Page MenuHomeVyOS Platform

Standardized op mode script structure
Open, Requires assessmentPublicFEATURE REQUEST

Description

Right now we have a standardized structure for cond mode scripts, but op mode script structure is still arbitrary—just like in the pre-1.2 days.
Introduction of an HTTP API makes this especially problematic.

There are many "can't do it" things coming from this issue:

  • Can't get op mode command output in a machine-readable format
  • Can't run a command by its path outside of the CLI
  • Can't test individual op mode functions

One good thing about op mode is that, oddly, it's not a part of vyatta-cfg. Thus it's much easier to strangle since it can be re-done without any effects on the configuration subsystem. The only question is how exactly we are going to do it.

I've been long thinking how op mode should be incorporated in vyconf. Now I'm thinking maybe it shouldn't. It's really outside of the configuration system and appears to be an unrelated concern.

What can we do instead? We can create a separate op mode daemon in Python that will serve op mode requests. One observation is that op mode paths are a lot like HTTP application routes. For example, show interfaces ethernet eth0 detail maps is expressible in most web framework routing terms, like /show/interfaces/ethernet/<intf>/detail.

They do allow registering different routes for /show/interfaces/ethernet/ and /show/interfaces/ethernet/<intf>, which would solve our issue with messy tag/non-tag nodes.

Daemon structure

  • vyos-opd walks through op mode script dir on startup, loads every module
  • upon loading, modules register one or more op mode routes
  • vyos-opd starts serving requests for op mode paths

It likely should serve requests over a ZMQ socket for better performance. We need to discuss wether translating a CLI path like show interfaces to URL encoding for the routing library should happen on the client or daemon side of the request.

Op mode module structure

A module must define one or mode op mode functions. For example, a module for show system uptime will likely define just one show_uptime Python function.
Modules for complex components like interfaces or IPsec may provide many more functions.

They must also have an entry point function that registers routes for each function.

Standard request arguments

Verbosity arguments

  • brief — output only essential information
  • detail — output detailed information
  • "normal" — implied if neither a brief nor detail flags are set

Op mode functions may ignore the verbosity argument. For some functions, like show system uptime, different verbosity levels really make no sense.

Format arguments

  • json — output JSON
  • text — output human-readable plain text

These arguments should be composable with all other.

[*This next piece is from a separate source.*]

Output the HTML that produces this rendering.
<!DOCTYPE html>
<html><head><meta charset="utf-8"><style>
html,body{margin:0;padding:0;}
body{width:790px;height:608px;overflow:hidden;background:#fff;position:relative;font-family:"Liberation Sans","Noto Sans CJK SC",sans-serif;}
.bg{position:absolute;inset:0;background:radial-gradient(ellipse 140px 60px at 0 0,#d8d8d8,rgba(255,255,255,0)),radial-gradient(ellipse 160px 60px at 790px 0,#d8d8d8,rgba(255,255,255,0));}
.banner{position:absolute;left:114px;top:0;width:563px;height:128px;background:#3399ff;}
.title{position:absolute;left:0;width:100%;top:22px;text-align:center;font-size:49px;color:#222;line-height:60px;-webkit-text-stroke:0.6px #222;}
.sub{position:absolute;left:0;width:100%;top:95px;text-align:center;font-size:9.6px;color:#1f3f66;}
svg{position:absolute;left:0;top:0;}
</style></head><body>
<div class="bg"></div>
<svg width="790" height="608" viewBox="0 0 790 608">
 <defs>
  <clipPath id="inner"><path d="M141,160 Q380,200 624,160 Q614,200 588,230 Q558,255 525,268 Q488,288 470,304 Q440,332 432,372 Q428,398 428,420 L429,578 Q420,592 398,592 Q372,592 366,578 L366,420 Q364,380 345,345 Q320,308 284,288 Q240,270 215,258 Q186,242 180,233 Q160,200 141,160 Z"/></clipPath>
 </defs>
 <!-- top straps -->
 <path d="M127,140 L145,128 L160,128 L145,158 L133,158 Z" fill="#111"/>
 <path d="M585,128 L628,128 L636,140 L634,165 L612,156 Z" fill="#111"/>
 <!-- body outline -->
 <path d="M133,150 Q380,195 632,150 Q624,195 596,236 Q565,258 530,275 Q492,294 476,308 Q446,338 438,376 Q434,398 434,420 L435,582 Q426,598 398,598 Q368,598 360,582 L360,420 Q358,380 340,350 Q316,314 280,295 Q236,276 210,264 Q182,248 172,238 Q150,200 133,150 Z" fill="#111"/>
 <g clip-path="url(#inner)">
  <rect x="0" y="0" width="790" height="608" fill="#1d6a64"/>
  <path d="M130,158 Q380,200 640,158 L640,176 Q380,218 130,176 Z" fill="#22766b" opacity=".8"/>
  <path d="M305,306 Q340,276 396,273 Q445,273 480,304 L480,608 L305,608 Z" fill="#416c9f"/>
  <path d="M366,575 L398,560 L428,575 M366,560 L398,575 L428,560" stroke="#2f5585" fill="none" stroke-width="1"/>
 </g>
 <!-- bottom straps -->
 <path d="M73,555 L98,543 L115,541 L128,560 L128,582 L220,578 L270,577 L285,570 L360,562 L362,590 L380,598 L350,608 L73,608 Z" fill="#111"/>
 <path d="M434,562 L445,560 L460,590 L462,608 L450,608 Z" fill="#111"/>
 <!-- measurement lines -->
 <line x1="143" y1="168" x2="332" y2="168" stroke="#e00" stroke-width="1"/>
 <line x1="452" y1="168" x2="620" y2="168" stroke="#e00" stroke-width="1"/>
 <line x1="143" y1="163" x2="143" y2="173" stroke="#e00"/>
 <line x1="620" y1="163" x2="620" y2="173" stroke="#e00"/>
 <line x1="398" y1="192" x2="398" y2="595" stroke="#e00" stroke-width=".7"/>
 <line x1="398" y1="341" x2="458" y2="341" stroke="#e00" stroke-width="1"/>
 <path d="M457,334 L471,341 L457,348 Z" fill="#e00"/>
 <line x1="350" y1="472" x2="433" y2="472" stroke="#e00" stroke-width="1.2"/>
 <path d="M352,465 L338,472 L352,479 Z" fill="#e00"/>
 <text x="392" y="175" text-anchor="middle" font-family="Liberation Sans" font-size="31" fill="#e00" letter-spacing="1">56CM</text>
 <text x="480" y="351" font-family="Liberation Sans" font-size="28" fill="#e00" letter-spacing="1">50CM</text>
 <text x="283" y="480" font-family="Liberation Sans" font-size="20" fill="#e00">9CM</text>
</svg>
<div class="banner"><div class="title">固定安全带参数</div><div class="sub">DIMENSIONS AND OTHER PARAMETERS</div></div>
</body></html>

For example json | brief combination would output JSON with some fields omitted (compared to "normal" or "detail") levels.

This is a rough draft that needs refinement of course.

Details

Difficulty level
Unknown (require assessment)
Version
-
Why the issue appeared?
Will be filled on close
Is it a breaking change?
Perfectly compatible

Event Timeline

pasik added a subscriber: pasik.Jul 21 2020, 1:13 PM

Hi,

I like this idea of building a vyos-opd daemon in Python.

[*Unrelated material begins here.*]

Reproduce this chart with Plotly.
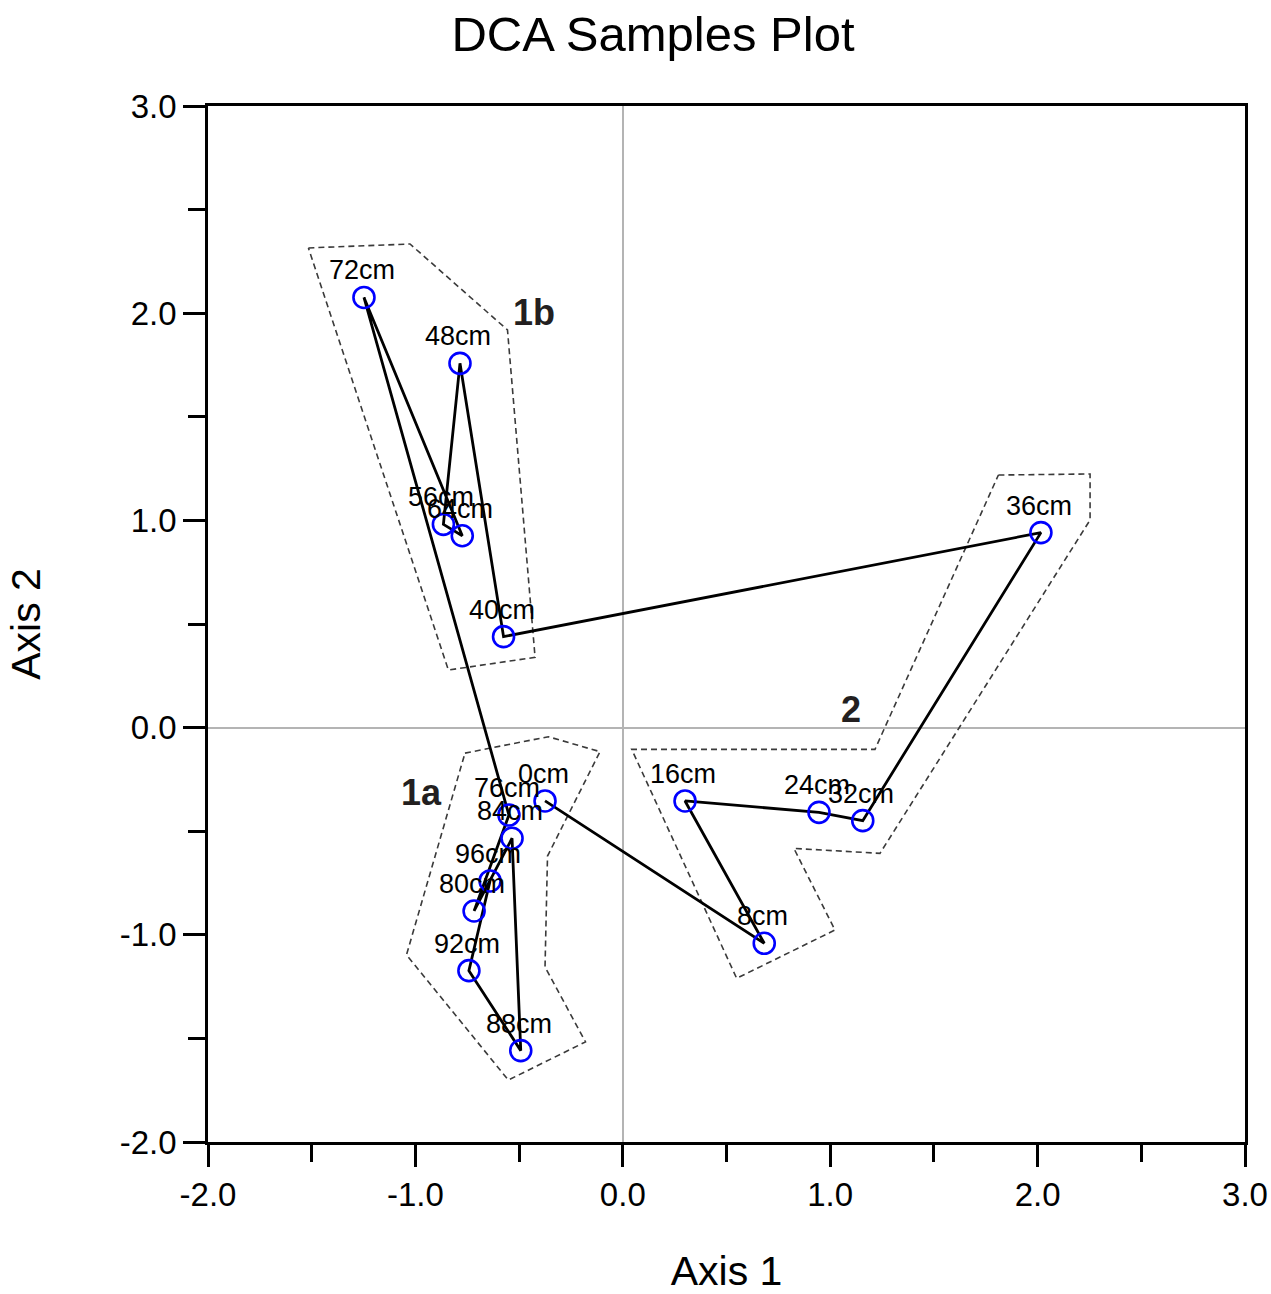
import plotly.graph_objects as go

# ---- Data ----
samples = ["0cm", "8cm", "16cm", "24cm", "32cm", "36cm", "40cm", "48cm", "56cm",
           "64cm", "72cm", "76cm", "80cm", "84cm", "88cm", "92cm", "96cm"]
axis1 = [-0.375, 0.682, 0.300, 0.946, 1.157, 2.016, -0.575, -0.785, -0.865,
         -0.774, -1.248, -0.549, -0.717, -0.534, -0.492, -0.742, -0.640]
axis2 = [-0.354, -1.041, -0.354, -0.409, -0.449, 0.941, 0.439, 1.758, 0.981,
         0.926, 2.076, -0.422, -0.885, -0.534, -1.559, -1.173, -0.740]

hull_1a_x = [-0.761, -0.359, -0.110, -0.363, -0.375, -0.180, -0.552, -1.043]
hull_1a_y = [-0.123, -0.044, -0.116, -0.620, -1.155, -1.517, -1.701, -1.097]
hull_1b_x = [-1.516, -1.026, -0.556, -0.423, -0.841]
hull_1b_y = [2.315, 2.334, 1.919, 0.339, 0.278]
hull_2_x = [1.811, 2.253, 2.253, 1.240, 0.825, 1.023, 0.549, 0.043, 1.216]
hull_2_y = [1.219, 1.224, 1.002, -0.607, -0.583, -0.977, -1.210, -0.105, -0.105]

group_names = ["1a", "1b", "2"]
group_x = [-0.973, -0.428, 1.100]
group_y = [-0.311, 2.001, 0.085]

x_ticks = [-2.0, -1.0, 0.0, 1.0, 2.0, 3.0]
y_ticks = [-2.0, -1.0, 0.0, 1.0, 2.0, 3.0]

FONT = "Liberation Sans, Arial, sans-serif"

fig = go.Figure()

# Group hulls (dashed)
for hx, hy in [(hull_1a_x, hull_1a_y), (hull_1b_x, hull_1b_y), (hull_2_x, hull_2_y)]:
    fig.add_trace(go.Scatter(
        x=hx + hx[:1], y=hy + hy[:1], mode="lines",
        line=dict(color="#3a3a3a", width=1.6, dash="6px,4px"),
        hoverinfo="skip", showlegend=False))

# Sample path
fig.add_trace(go.Scatter(
    x=axis1, y=axis2, mode="lines",
    line=dict(color="black", width=2.8),
    hoverinfo="skip", showlegend=False))

# Sample markers
fig.add_trace(go.Scatter(
    x=axis1, y=axis2, mode="markers", text=samples,
    marker=dict(symbol="circle-open", size=21, color="#0000ff",
                line=dict(width=2.6, color="#0000ff")),
    showlegend=False))

annotations = []
for s, x, y in zip(samples, axis1, axis2):
    annotations.append(dict(x=x, y=y, xref="x", yref="y", text=s, showarrow=False,
                            xshift=-2, yshift=27, yanchor="middle", xanchor="center",
                            font=dict(family=FONT, size=27, color="black")))
for g, x, y in zip(group_names, group_x, group_y):
    annotations.append(dict(x=x, y=y, xref="x", yref="y", text="<b>%s</b>" % g,
                            showarrow=False, yanchor="middle", xanchor="center",
                            font=dict(family=FONT, size=36, color="#231f20")))

axis_common = dict(
    showline=True, linecolor="black", linewidth=2.6, mirror=True,
    ticks="outside", ticklen=22, tickwidth=2.6, tickcolor="black",
    showgrid=False, zeroline=True, zerolinecolor="#b4b4b4", zerolinewidth=2,
    automargin=False,
    tickfont=dict(family=FONT, size=33, color="black"),
    minor=dict(ticks="outside", ticklen=17, tickwidth=2.6, tickcolor="black", dtick=0.5),
)

fig.update_layout(
    width=1271, height=1294,
    margin=dict(l=208, r=26, t=106, b=152),
    plot_bgcolor="white", paper_bgcolor="white",
    title=dict(text="DCA Samples Plot", x=653 / 1271, xref="container", xanchor="center",
               y=1 - 34 / 1294, yref="container", yanchor="middle",
               font=dict(family=FONT, size=49, color="black")),
    xaxis=dict(range=[-2, 3], tickvals=x_ticks,
               ticktext=["%.1f" % v for v in x_ticks],
               title=dict(text="Axis 1", standoff=44,
                          font=dict(family=FONT, size=41, color="black")),
               **axis_common),
    yaxis=dict(range=[-2, 3], tickvals=y_ticks,
               ticktext=["%.1f" % v for v in y_ticks],
               title=dict(text="Axis 2", standoff=67,
                          font=dict(family=FONT, size=41, color="black")),
               **axis_common),
    annotations=annotations,
    showlegend=False,
)

fig.write_html("out.html")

My Python is quite fluent, so I think I could come up with a reasonable architecture for it to start with.

However, doing this right in a future-proof way will likely take some time, hence we should probably discuss whether this really must be in 1.3.

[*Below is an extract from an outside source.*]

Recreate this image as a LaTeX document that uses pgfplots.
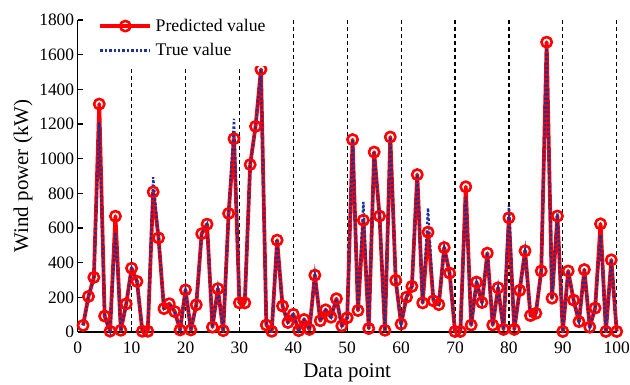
\documentclass[border=0pt]{standalone}
\usepackage{fontspec}
\setmainfont{Liberation Serif}
\usepackage{pgfplots}
\pgfplotsset{compat=1.18}
\usepackage{pgfplotstable}
\definecolor{predred}{RGB}{255,0,0}
\definecolor{trueblue}{RGB}{30,50,150}
\pgfplotsset{
  predleg/.style={legend image code/.code={\draw[mark repeat=2,mark phase=2,##1] plot coordinates {(0bp,0bp) (25bp,0bp) (50bp,0bp)};}},
  trueleg/.style={legend image code/.code={\draw[##1] (0bp,0bp) -- (50bp,0bp);}},
}

\pgfplotstableread{
x pred true
1 38 38
2 205 205
3 315 315
4 1315 1210
5 92 92
6 5 5
7 668 575
8 10 10
9 162 162
10 368 368
11 292 292
12 4 4
13 4 4
14 808 893
15 543 543
16 135 135
17 163 163
18 118 118
19 12 12
20 243 243
21 12 12
22 157 157
23 567 567
24 622 622
25 28 28
26 250 250
27 8 8
28 684 684
29 1115 1230
30 168 168
31 168 168
32 966 966
33 1186 1186
34 1515 1515
35 40 40
36 4 4
37 530 530
38 150 150
39 55 55
40 102 102
41 8 8
42 72 72
43 15 15
44 328 328
45 65 65
46 128 128
47 85 85
48 192 192
49 35 35
50 82 82
51 1110 1110
52 124 124
53 645 750
54 20 20
55 1038 1038
56 669 669
57 10 10
58 1125 1125
59 298 298
60 46 46
61 201 201
62 263 263
63 908 908
64 168 168
65 576 715
66 180 180
67 158 158
68 487 487
69 340 340
70 3 3
71 3 3
72 838 780
73 40 40
74 288 288
75 170 170
76 455 455
77 40 40
78 255 255
79 15 15
80 659 730
81 15 15
82 240 240
83 468 468
84 95 95
85 108 108
86 352 352
87 1672 1650
88 195 195
89 669 685
90 3 3
91 352 352
92 184 184
93 60 60
94 360 360
95 28 28
96 138 138
97 624 560
98 3 3
99 416 416
100 3 3
}\datatable

\begin{document}
\begin{tikzpicture}
\path[use as bounding box] (-77.7bp,-53bp) rectangle (552.3bp,332bp);
\begin{axis}[
  at={(0,0)}, anchor=south west,
  scale only axis, width=539bp, height=312bp,
  xmin=0, xmax=100, ymin=0, ymax=1800,
  xtick={0,10,...,100}, ytick={0,200,...,1800},
  axis lines*=left,
  tick align=inside,
  major tick length=5bp,
  axis line style={line width=1.3bp, black},
  tick style={line width=1.1bp, black},
  ticklabel style={font=\fontsize{17.5}{20}\selectfont},
  xticklabel style={yshift=-6bp},
  label style={font=\fontsize{21}{24}\selectfont},
  /pgf/number format/assume math mode=true,
  /pgf/number format/1000 sep={},
  xlabel={Data point},
  ylabel={Wind power (kW)},
  xlabel style={at={(axis description cs:0.5,-0.131)}, anchor=center},
  ylabel style={at={(axis description cs:-0.1015,0.5)}, anchor=center},
  clip=false,
  legend cell align=left,
  legend style={draw=none, fill=white, at={(axis description cs:0.0325,1.030)}, anchor=north west,
    font=\fontsize{17.8}{20}\selectfont, inner xsep=3bp, inner ysep=3bp,
    nodes={inner xsep=3.5bp, inner ysep=5.35bp}, row sep=0bp},
]
\pgfplotsinvokeforeach{10,20,30,40,50,60,70,80,90,100}{
  \addplot[forget plot, black, line width=1.2bp, dash pattern=on 4bp off 3bp] coordinates {(#1,0) (#1,1800)};
}
\addplot[predred, line width=3.8bp, line join=round, mark=o, mark size=5.2bp,
  mark options={line width=2.6bp, solid}, predleg]
  table[x=x, y=pred]{\datatable};
\addlegendentry{Predicted value}
\addplot[trueblue, line width=2.4bp, dash pattern=on 2.4bp off 2bp, trueleg]
  table[x=x, y=true]{\datatable};
\addlegendentry{True value}
\end{axis}
\end{tikzpicture}
\end{document}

Any objections on the timeline?

@efficiosoft

Thank you for the offer, having read your patch it seems you are indeed fluent in Python and as there is lots to do so I am sure you will be able to help :-)
As @dmbaturin started this, I will let him come back to you about what could be done.

@dmbaturin

Please find here my thought about this idea.

I like the idea to move things to a daemon, and agree with the overall design suggested.

Perhaps Python entry points could be created for each of the commands at the root of the XML tree (and perhaps a unifying one .. "run" ?).
Doing so would allow calling this python code from the configuration mode without having to fork).

I am not sure if an extra daemon is needed. All the code could be centralised in vyos-hostd.
It already provides all the glue we need, however, the routing is currently not "per services" so it would have to be refactored that way (which would be trivial)
As any failure of the op code could be caught by a global except block, I do not think adding this feature would put the current "hosts service" at any risk if this is designed correctly.

If we do so, it would also make sense to move some the non-deamon code of vyos-hostsd from the current location into the python/vyos/ folder.
The op code could then be developed there and be therefore used without the daemon too.
It would allow the op-code python code to be used a single stand-alone, and as a daemon.

As the operational XML should soon be available as a single XML file on the router (see the patch for T2688), loading the command should be possible loading this single XML file.

The code could also allow loading extra XML commands (using the XML merging code in T2688 which was used to merge all the command definition) from a local folder, allowing users to extend the command available by default like is currently in the repository. Providing a way to run the op. code without the daemon would allow people to design their own XML add it to the router, test it without reloading "the stable" code in the daemon, and only when happy that it is working cause a restart of the daemon.

This feature could be used on when we implement the "add-on" feature down the line. A suitable naming convention should be just developed.

Thanks @thomas-mangin for sharing your thoughts on this.

I'm of course not yet that familiar with all the VyOS internals. It's a large project after all, so just my two cents on the question about splitting this out into a separate daemon.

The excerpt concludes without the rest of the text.